- Provided data -

◇ ◇ ◇

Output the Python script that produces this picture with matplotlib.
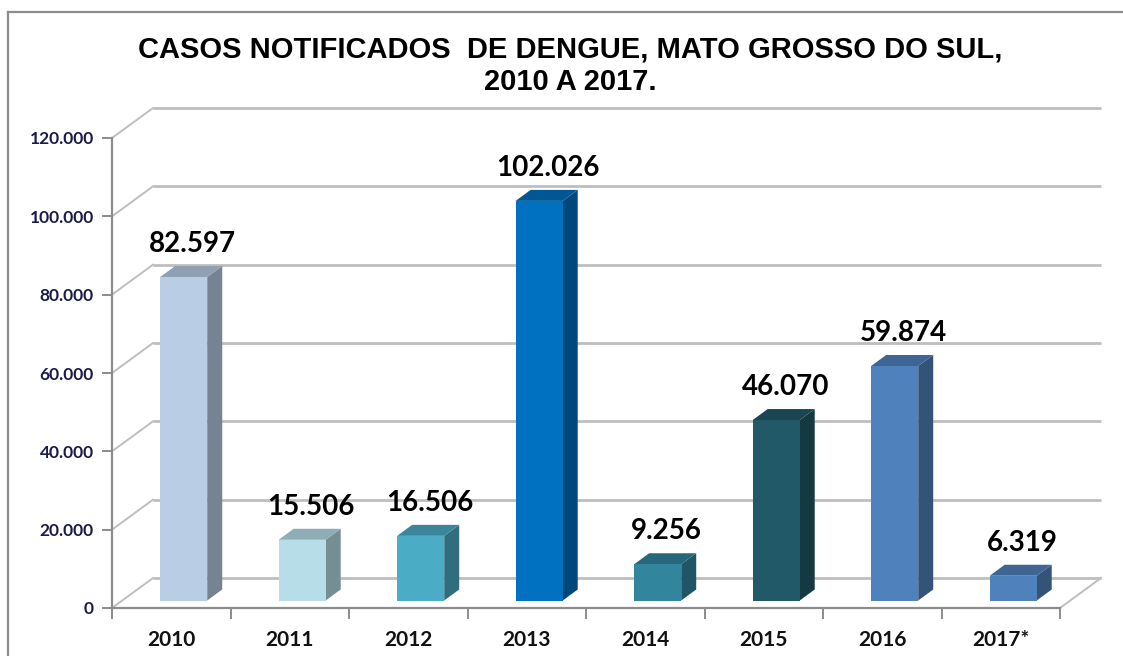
import matplotlib
matplotlib.use("Agg")
import matplotlib.pyplot as plt
from matplotlib.patches import Polygon
from matplotlib.lines import Line2D
import numpy as np

# ---- data ----
years = ["2010", "2011", "2012", "2013", "2014", "2015", "2016", "2017*"]
cases = [82597, 15506, 16506, 102026, 9256, 46070, 59874, 6319]
value_labels = ["82.597", "15.506", "16.506", "102.026", "9.256", "46.070", "59.874", "6.319"]
yticks = [0, 20000, 40000, 60000, 80000, 100000, 120000]
ytick_labels = ["0", "20.000", "40.000", "60.000", "80.000", "100.000", "120.000"]
front_colors = ["#B9CDE5", "#B7DEE8", "#4BACC6", "#0070C0", "#31859C", "#215968", "#4F81BD", "#4F81BD"]
title = "CASOS NOTIFICADOS  DE DENGUE, MATO GROSSO DO SUL,\n2010 A 2017."

W, H = 1123, 656
fig = plt.figure(figsize=(W / 100, H / 100), dpi=100)
fig.patch.set_facecolor("white")

# axes geometry (pixels)
ax_left, ax_right = 112, 1060
ax_top, ax_bot = 138, 608
ax = fig.add_axes([ax_left / W, (H - ax_bot) / H, (ax_right - ax_left) / W, (ax_bot - ax_top) / H])
n = len(years)
ax.set_xlim(0, n)
ax.set_ylim(0, 120000)
ax.set_facecolor("none")

px_x = (ax_right - ax_left) / n          # pixels per category unit
px_y = (ax_bot - ax_top) / 120000.0      # pixels per value unit

def dx(p):
    return p / px_x

def dy(p):
    return p / px_y

# depth of the chart walls
DX, DY = dx(41), dy(30)
grid_c = "#BEBEBE"
axis_c = "#8C8C8C"

# back wall grid lines and left wall diagonals
for v in yticks:
    ax.plot([DX, n + DX], [v + DY, v + DY], color=grid_c, lw=2.0, clip_on=False, zorder=0, solid_capstyle="butt")
    ax.plot([0, DX], [v, v + DY], color=grid_c, lw=1.4, clip_on=False, zorder=0)
# floor right edge
ax.plot([n, n + DX], [0, DY], color=grid_c, lw=1.4, clip_on=False, zorder=0)

# bars
centers = np.arange(n) + 0.5
base = dy(7.5)
bdx, bdy = dx(15), dy(11)

def shade(c, f):
    r, g, b = matplotlib.colors.to_rgb(c)
    return (r * f, g * f, b * f)

bars = ax.bar(centers + 0.105, cases, width=0.397, bottom=base, color=front_colors, zorder=3, linewidth=0)
for bar, col, lab in zip(bars, front_colors, value_labels):
    x0 = bar.get_x()
    x1 = x0 + bar.get_width()
    y0 = bar.get_y()
    y1 = y0 + bar.get_height()
    side = Polygon([(x1, y0), (x1 + bdx, y0 + bdy), (x1 + bdx, y1 + bdy), (x1, y1)],
                   closed=True, facecolor=shade(col, 0.64), edgecolor="none", zorder=2, clip_on=False)
    top = Polygon([(x0, y1), (x0 + bdx, y1 + bdy), (x1 + bdx, y1 + bdy), (x1, y1)],
                  closed=True, facecolor=shade(col, 0.78), edgecolor="none", zorder=2, clip_on=False)
    ax.add_patch(side)
    ax.add_patch(top)
    ax.text((x0 + x1) / 2 + bdx * 0.6, y1 + bdy + dy(14), lab, ha="center", va="baseline",
            fontsize=20, fontweight="bold", family="Lato", color="black", clip_on=False, zorder=5)

# axes styling
for s in ["top", "right"]:
    ax.spines[s].set_visible(False)
for s in ["left", "bottom"]:
    ax.spines[s].set_color(axis_c)
    ax.spines[s].set_linewidth(1.6)

ax.set_yticks(yticks)
ax.set_yticklabels(ytick_labels, fontsize=12.5, fontweight="bold", family="Lato", color="#1B1B4B")
ax.tick_params(axis="y", length=7, width=1.4, color=axis_c, pad=6)

ax.set_xticks(np.arange(n + 1))
ax.set_xticklabels([""] * (n + 1))
ax.tick_params(axis="x", which="major", length=8, width=1.4, color=axis_c, direction="out")
ax.set_xticks(centers, minor=True)
ax.set_xticklabels(years, minor=True, fontsize=15, fontweight="bold", family="Lato", color="#111111")
ax.tick_params(axis="x", which="minor", length=0, pad=16)

# title
fig.text(570 / W, 1 - 66 / H, title, ha="center", va="center", fontsize=21, fontweight="bold",
         family="Liberation Sans", linespacing=1.2, color="black")

# chart frame (left and top edges)
fig.add_artist(Line2D([8 / W, 8 / W], [0, 1 - 12 / H], color="#8C8C8C", lw=1.6, transform=fig.transFigure))
fig.add_artist(Line2D([8 / W, 1.01], [1 - 12 / H, 1 - 12 / H], color="#8C8C8C", lw=1.6, transform=fig.transFigure))

fig.savefig("out.png", dpi=100)
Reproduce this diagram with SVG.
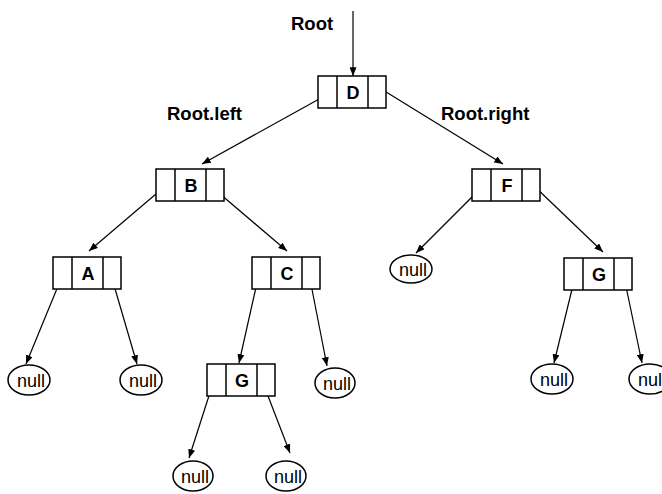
<svg xmlns="http://www.w3.org/2000/svg" width="662" height="494" viewBox="0 0 662 494">
  <defs>
    <marker id="arrow" viewBox="0 0 10 8" refX="10" refY="4" markerWidth="9" markerHeight="7" markerUnits="userSpaceOnUse" orient="auto">
      <path d="M0,0 L10,4 L0,8 Z" fill="#000"/>
    </marker>
    <!-- a tree node: left pointer cell, key cell, right pointer cell -->
    <g id="cell">
      <rect x="0" y="0" width="68" height="32" fill="#fff" stroke="#000" stroke-width="1.5"/>
      <line x1="19" y1="0" x2="19" y2="32" stroke="#000" stroke-width="1.5"/>
      <line x1="50" y1="0" x2="50" y2="32" stroke="#000" stroke-width="1.5"/>
    </g>
  </defs>
  <style>
    .key { font-family: "Liberation Sans", Arial, sans-serif; font-weight: bold; font-size: 18px; text-anchor: middle; }
    .lbl { font-family: "Liberation Sans", Arial, sans-serif; font-weight: bold; font-size: 18.5px; }
    .nul { font-family: "Liberation Sans", Arial, sans-serif; font-size: 18px; text-anchor: middle; }
    .oval { fill: #fff; stroke: #000; stroke-width: 1.5; }
    .edge { stroke: #000; stroke-width: 1.2; fill: none; marker-end: url(#arrow); }
  </style>
  <rect width="662" height="494" fill="#fff"/>

  <!-- labels -->
  <text class="lbl" x="291" y="30">Root</text>
  <text class="lbl" x="167" y="120">Root.left</text>
  <text class="lbl" x="441" y="120">Root.right</text>

  <!-- connectors -->
  <g id="edges">
    <line class="edge" x1="353" y1="11" x2="353" y2="76"/>
    <line class="edge" x1="330" y1="93" x2="202" y2="164"/>
    <line class="edge" x1="378" y1="87" x2="503" y2="164"/>
    <line class="edge" x1="163" y1="188" x2="89" y2="251"/>
    <line class="edge" x1="213" y1="188" x2="287" y2="251"/>
    <line class="edge" x1="63" y1="274" x2="26" y2="364"/>
    <line class="edge" x1="111" y1="275" x2="137" y2="364"/>
    <line class="edge" x1="259" y1="274" x2="239" y2="363"/>
    <line class="edge" x1="309" y1="274" x2="327" y2="366"/>
    <line class="edge" x1="481" y1="188" x2="416" y2="253"/>
    <line class="edge" x1="532" y1="184" x2="603" y2="252"/>
    <line class="edge" x1="575" y1="277" x2="554" y2="363"/>
    <line class="edge" x1="624" y1="277" x2="642" y2="363"/>
    <line class="edge" x1="215" y1="377" x2="189" y2="458"/>
    <line class="edge" x1="263" y1="383" x2="290" y2="453"/>
  </g>

  <!-- tree nodes -->
  <g id="node-D"><use href="#cell" x="318" y="76"/><text class="key" x="353" y="99">D</text></g>
  <g id="node-B"><use href="#cell" x="156" y="169"/><text class="key" x="191" y="192">B</text></g>
  <g id="node-F"><use href="#cell" x="472" y="169"/><text class="key" x="507" y="192">F</text></g>
  <g id="node-A"><use href="#cell" x="53" y="257"/><text class="key" x="88" y="280">A</text></g>
  <g id="node-C"><use href="#cell" x="252" y="257"/><text class="key" x="287" y="280">C</text></g>
  <g id="node-G1"><use href="#cell" x="564" y="258"/><text class="key" x="599" y="281">G</text></g>
  <g id="node-G2"><use href="#cell" x="207" y="364"/><text class="key" x="242" y="387">G</text></g>

  <!-- null leaves -->
  <g id="null-1"><ellipse class="oval" cx="29" cy="380" rx="21" ry="15"/><text class="nul" x="31" y="387">null</text></g>
  <g id="null-2"><ellipse class="oval" cx="141" cy="380" rx="21" ry="15"/><text class="nul" x="143" y="387">null</text></g>
  <g id="null-3"><ellipse class="oval" cx="335" cy="383" rx="20" ry="15"/><text class="nul" x="337" y="390">null</text></g>
  <g id="null-4"><ellipse class="oval" cx="411" cy="269" rx="21" ry="14"/><text class="nul" x="413" y="276">null</text></g>
  <g id="null-5"><ellipse class="oval" cx="552" cy="379" rx="21" ry="15"/><text class="nul" x="554" y="386">null</text></g>
  <g id="null-6"><ellipse class="oval" cx="650" cy="379" rx="21" ry="15"/><text class="nul" x="652" y="386">null</text></g>
  <g id="null-7"><ellipse class="oval" cx="193" cy="476" rx="20" ry="15"/><text class="nul" x="195" y="483">null</text></g>
  <g id="null-8"><ellipse class="oval" cx="286" cy="476" rx="20" ry="15"/><text class="nul" x="288" y="483">null</text></g>
</svg>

◇ ◇ ◇

- Set task -
Your task is to repeat the opening line of the entries above and each line after it, ending with the line that has "return (r * f, g * f, b * f)". Do not include the pictures.

- Exercise response -
Output the Python script that produces this picture with matplotlib.
import matplotlib
matplotlib.use("Agg")
import matplotlib.pyplot as plt
from matplotlib.patches import Polygon
from matplotlib.lines import Line2D
import numpy as np

# ---- data ----
years = ["2010", "2011", "2012", "2013", "2014", "2015", "2016", "2017*"]
cases = [82597, 15506, 16506, 102026, 9256, 46070, 59874, 6319]
value_labels = ["82.597", "15.506", "16.506", "102.026", "9.256", "46.070", "59.874", "6.319"]
yticks = [0, 20000, 40000, 60000, 80000, 100000, 120000]
ytick_labels = ["0", "20.000", "40.000", "60.000", "80.000", "100.000", "120.000"]
front_colors = ["#B9CDE5", "#B7DEE8", "#4BACC6", "#0070C0", "#31859C", "#215968", "#4F81BD", "#4F81BD"]
title = "CASOS NOTIFICADOS  DE DENGUE, MATO GROSSO DO SUL,\n2010 A 2017."

W, H = 1123, 656
fig = plt.figure(figsize=(W / 100, H / 100), dpi=100)
fig.patch.set_facecolor("white")

# axes geometry (pixels)
ax_left, ax_right = 112, 1060
ax_top, ax_bot = 138, 608
ax = fig.add_axes([ax_left / W, (H - ax_bot) / H, (ax_right - ax_left) / W, (ax_bot - ax_top) / H])
n = len(years)
ax.set_xlim(0, n)
ax.set_ylim(0, 120000)
ax.set_facecolor("none")

px_x = (ax_right - ax_left) / n          # pixels per category unit
px_y = (ax_bot - ax_top) / 120000.0      # pixels per value unit

def dx(p):
    return p / px_x

def dy(p):
    return p / px_y

# depth of the chart walls
DX, DY = dx(41), dy(30)
grid_c = "#BEBEBE"
axis_c = "#8C8C8C"

# back wall grid lines and left wall diagonals
for v in yticks:
    ax.plot([DX, n + DX], [v + DY, v + DY], color=grid_c, lw=2.0, clip_on=False, zorder=0, solid_capstyle="butt")
    ax.plot([0, DX], [v, v + DY], color=grid_c, lw=1.4, clip_on=False, zorder=0)
# floor right edge
ax.plot([n, n + DX], [0, DY], color=grid_c, lw=1.4, clip_on=False, zorder=0)

# bars
centers = np.arange(n) + 0.5
base = dy(7.5)
bdx, bdy = dx(15), dy(11)

def shade(c, f):
    r, g, b = matplotlib.colors.to_rgb(c)
    return (r * f, g * f, b * f)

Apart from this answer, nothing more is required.